The Catcher in the Rye

Plot

Holden Caulfield recalls the events of a long weekend, shortly before the previous year's Christmas. It all starts at Pencey Preparatory Academy, a boarding school in Pennsylvania, where he has been expelled after failing all his classes, except English. Making matters worse, he loses the fencing team's equipment on the subway, causing them to forfeit a match in New York.

Later, Holden agrees to write an English composition for his roommate, Ward Stradlater, who is heading out on a date. He is soon distressed to learn that Stradlater's date is Jane Gallagher, with whom Holden has been infatuated. When Stradlater returns, hours later, he fails to appreciate the deeply personal composition Holden has written for him about the baseball glove of Holden's late brother, Allie, who died from leukemia years earlier, and refuses to say whether he had sex with Jane. Enraged, Holden punches and insults him, but Stradlater easily wins the fight, leaving him lying on the floor with a bloody nose. Fed up with the "phonies" at Pencey Prep, Holden decides to catch a train to New York, planning to stay away from his home until Wednesday, when his parents will have received notification of his expulsion.

In a taxi, he asks the driver whether the ducks in the Central Park lagoon migrate during winter, but the man barely responds.
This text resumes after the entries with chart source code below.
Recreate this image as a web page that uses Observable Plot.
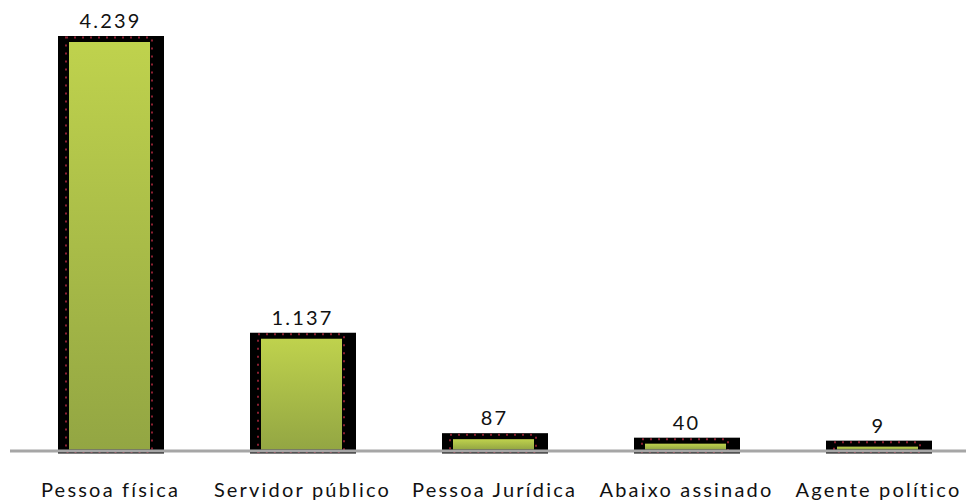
<!DOCTYPE html>
<html>
<head>
<meta charset="utf-8">
<script src="https://cdn.jsdelivr.net/npm/d3@7"></script>
<script src="https://cdn.jsdelivr.net/npm/@observablehq/plot@0.6"></script>
<style>
  html, body { margin: 0; padding: 0; background: #fff; }
  #chart svg { display: block; }
</style>
</head>
<body>
<div id="chart"></div>
<script>
const categories = ["Pessoa física", "Servidor público", "Pessoa Jurídica", "Abaixo assinado", "Agente político"];
const values = [4239, 1137, 87, 40, 9];
const valueLabels = ["4.239", "1.137", "87", "40", "9"];

const data = categories.map((c, i) => ({category: c, value: values[i], label: valueLabels[i]}));

const chart = Plot.plot({
  width: 966,
  height: 503,
  marginTop: 42,
  marginBottom: 55.5,
  marginLeft: 10,
  marginRight: 0,
  style: {background: "#fff", fontFamily: "Lato, 'Open Sans', sans-serif"},
  x: {domain: categories, range: [15, 975], paddingInner: 0.448, paddingOuter: 0.224, axis: null},
  y: {domain: [0, 4239], axis: null},
  marks: [
    Plot.rectY(data, {x: "category", y1: 0, y2: "value", fill: "#000", insetTop: -6, insetBottom: -6}),
    Plot.rectY(data, {x: "category", y1: 0, y2: "value", fill: "url(#barGrad)", insetLeft: 11, insetRight: 14, insetBottom: -2}),
    Plot.rectY(data, {x: "category", y1: 0, y2: "value", fill: "none", stroke: "#8a1f30", strokeWidth: 2, strokeDasharray: "2 6", insetLeft: 8, insetRight: 12, insetTop: -4.5, insetBottom: -4.5}),
    Plot.ruleY([0], {stroke: "#a6a6a6", strokeWidth: 3, dy: 3}),
    Plot.text(data, {x: "category", y: "value", text: "label", dy: -21, dx: -1, lineAnchor: "middle", fontSize: 20, fill: "#111"}),
    Plot.text(data, {x: "category", text: "category", frameAnchor: "bottom", dy: 42.5, dx: -1, lineAnchor: "middle", fontSize: 20, fill: "#111"})
  ]
});

const svg = d3.select(chart);
const defs = svg.insert("defs", ":first-child");
const g = defs.append("linearGradient").attr("id", "barGrad").attr("x1", 0).attr("y1", 0).attr("x2", 0).attr("y2", 1);
g.append("stop").attr("offset", "0%").attr("stop-color", "#bfd24d");
g.append("stop").attr("offset", "100%").attr("stop-color", "#93a643");
svg.selectAll("text").style("letter-spacing", "2.2px");

document.getElementById("chart").appendChild(chart);
</script>
</body>
</html>
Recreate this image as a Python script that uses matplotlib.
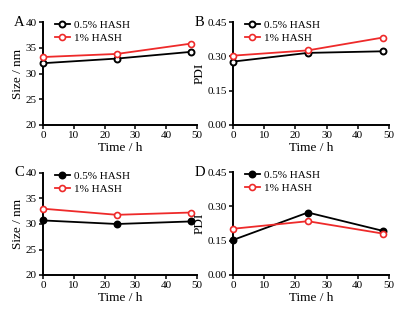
import matplotlib
matplotlib.use("Agg")
import matplotlib.pyplot as plt

plt.rcParams['font.family'] = ['Liberation Serif', 'DejaVu Serif']

time_h = [0, 24, 48]

# panel A: size, nm
size_a_05 = [32.0, 32.9, 34.2]
size_a_1 = [33.2, 33.8, 35.8]
# panel B: PDI
pdi_b_05 = [0.277, 0.315, 0.322]
pdi_b_1 = [0.303, 0.326, 0.382]
# panel C: size, nm
size_c_05 = [30.7, 30.0, 30.5]
size_c_1 = [33.0, 31.8, 32.25]
# panel D: PDI
pdi_d_05 = [0.153, 0.273, 0.193]
pdi_d_1 = [0.202, 0.235, 0.181]

labels = ["0.5% HASH", "1% HASH"]
size_ticks = [20, 25, 30, 35, 40]
pdi_ticks = [0.00, 0.15, 0.30, 0.45]
x_ticks = [0, 10, 20, 30, 40, 50]

fig = plt.figure(figsize=(4.03, 3.10), dpi=100)

# axes boxes in figure fraction (left, bottom, width, height)
boxes = {
    "A": [43 / 403, 1 - 125 / 310, 154 / 403, 103 / 310],
    "B": [233 / 403, 1 - 125 / 310, 156 / 403, 103 / 310],
    "C": [43 / 403, 1 - 275 / 310, 154 / 403, 102 / 310],
    "D": [233 / 403, 1 - 275 / 310, 156 / 403, 103 / 310],
}

panels = [
    ("A", size_a_05, size_a_1, "Size / nm", size_ticks, False),
    ("B", pdi_b_05, pdi_b_1, "PDI", pdi_ticks, False),
    ("C", size_c_05, size_c_1, "Size / nm", size_ticks, True),
    ("D", pdi_d_05, pdi_d_1, "PDI", pdi_ticks, True),
]

for name, s05, s1, ylab, yt, black_filled in panels:
    ax = fig.add_axes(boxes[name])
    ax.plot(time_h, s05, color="black", lw=1.3, marker="o", ms=4.3,
            mfc="black" if black_filled else "white", mec="black", mew=1.4,
            label=labels[0], clip_on=False, zorder=3)
    ax.plot(time_h, s1, color="#ee2a2a", lw=1.3, marker="o", ms=4.3,
            mfc="white", mec="#ee2a2a", mew=1.2,
            label=labels[1], clip_on=False, zorder=3)
    ax.set_xlim(0, 50)
    ax.set_ylim(yt[0], yt[-1])
    ax.set_xticks(x_ticks)
    ax.set_yticks(yt)
    if ylab == "PDI":
        ax.set_yticklabels([f"{v:.2f}" for v in yt])
    ax.spines["top"].set_visible(False)
    ax.spines["right"].set_visible(False)
    ax.spines["left"].set_linewidth(1.4)
    ax.spines["bottom"].set_linewidth(1.4)
    ax.tick_params(direction="out", length=3, width=1.1, labelsize=8, pad=1.5)
    ax.set_xlabel("Time / h", fontsize=9.5, labelpad=1)
    ax.set_ylabel(ylab, fontsize=9.5, labelpad=1)
    ax.legend(loc="upper left", bbox_to_anchor=(0.05, 1.06), frameon=False,
              fontsize=8, handlelength=1.3, handletextpad=0.4,
              labelspacing=0.3, borderaxespad=0)
    bx = boxes[name]
    fig.text(bx[0] - (29 if name in "AC" else 38) / 403,
             bx[1] + bx[3], name, fontsize=10.5, ha="left", va="center")

fig.savefig("out.png", dpi=100)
Holden checks into the Edmont Hotel, where he spends an evening dancing with three tourists at the lounge until he tires of them. Following a disappointing visit to a nightclub, an angst-ridden Holden agrees to have Sunny, a prostitute, visit his room. But when she enters and disrobes, Holden, a virgin, experiences a change of heart, saying he only wants to talk. Annoyed, she leaves, only to return with her pimp, Maurice, who demands more money (though Holden maintains he paid the right amount). Holden insults Maurice, Sunny takes money from Holden's wallet, and Maurice snaps his fingers on Holden's groin and punches him in the stomach. Afterward, Holden, imagining himself shot by Maurice, pictures murdering him with a pistol.

The next morning, Holden—increasingly depressed and desperate for personal connection—calls Sally Hayes, a familiar date (despite his characterization of her as "queen of all phonies"). They agree to meet that afternoon to attend a play at the Biltmore Theater. Meanwhile, Holden shops for a special record, "Little Shirley Beans," for his 10-year-old sister, Phoebe. After the play, Holden and Sally ice skate at Rockefeller Center, where Holden rants against society and frightens Sally. He invites her to run away with him that night to live in the New England wilderness, but she declines. The conversation sours, and the two part angrily.
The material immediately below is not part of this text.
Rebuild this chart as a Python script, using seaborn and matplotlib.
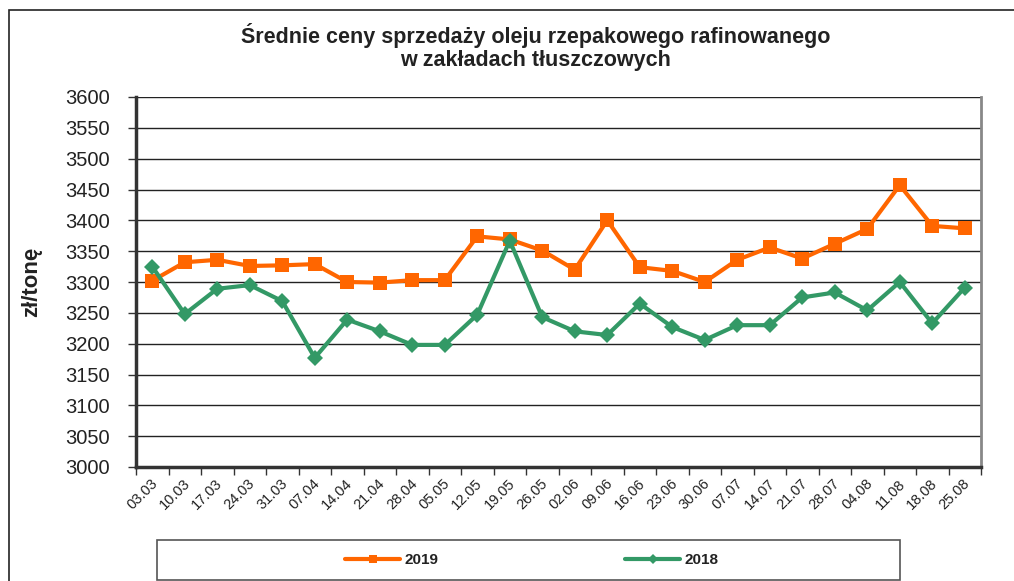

He then meets his old classmate Carl Luce for drinks at the Wicker Bar. But Holden annoys Carl, whom he suspects of being gay, by unrelentingly questioning him about his sex life. Luce says Holden should see a psychiatrist to understand himself better. Afterwards, Holden gets drunk, awkwardly flirts with several adults, calls an icy Sally, and, now exhausted and broke, wanders to Central Park to investigate the ducks. En route, he accidentally breaks Phoebe's record.

Nostalgic to see her, he heads home, sneaking into his parents' apartment while they are out and awakening her. Though happy to see him, Phoebe quickly guesses he has been expelled and chastises him for his general aimlessness and disdain. When she asks if he cares about anything, Holden shares a fantasy (based on a mishearing of Robert Burns's Comin' Through the Rye), in which he imagines himself saving children running through a field of rye by catching them before they fall off a nearby cliff. Phoebe points out that the actual poem says, "when a body meet a body, comin' through the rye." Holden breaks down in tears, and his sister tries to console him.

As his parents return home, he slips out and visits his former, much-admired, now married English teacher, Mr. Antolini, who expresses concern that Holden is headed for "a terrible fall." Mr. Antolini advises him to begin applying himself and provides him with a place to sleep. Holden is upset when he awakens to find Mr. Antolini patting his head, which he interprets as a sexual advance. He leaves and spends the rest of the night in a train-waiting room at Grand Central Terminal, sinking deeper into despair. Most of the morning, he wanders Fifth Avenue.

Losing hope of ever finding meaningful connection in the city, he decides to head out West to live as a deaf-mute gas station attendant in a log cabin. He arranges to see Phoebe at lunchtime to explain his plan and say goodbye. When they meet up at the Metropolitan Museum of Art, she arrives with a suitcase and asks to go with him. Holden refuses, which upsets Phoebe. He tries to cheer her by allowing her to skip school at the Central Park Zoo, but she remains angry. They eventually reach the carousel, where they reconcile after he buys her a ticket. The sight of her riding the carousel fills him with happiness.

He alludes to encountering his parents that night and "getting sick," mentioning that he will be attending another academy in September. But he is reluctant to say more because talk of school has made him miss his former classmates.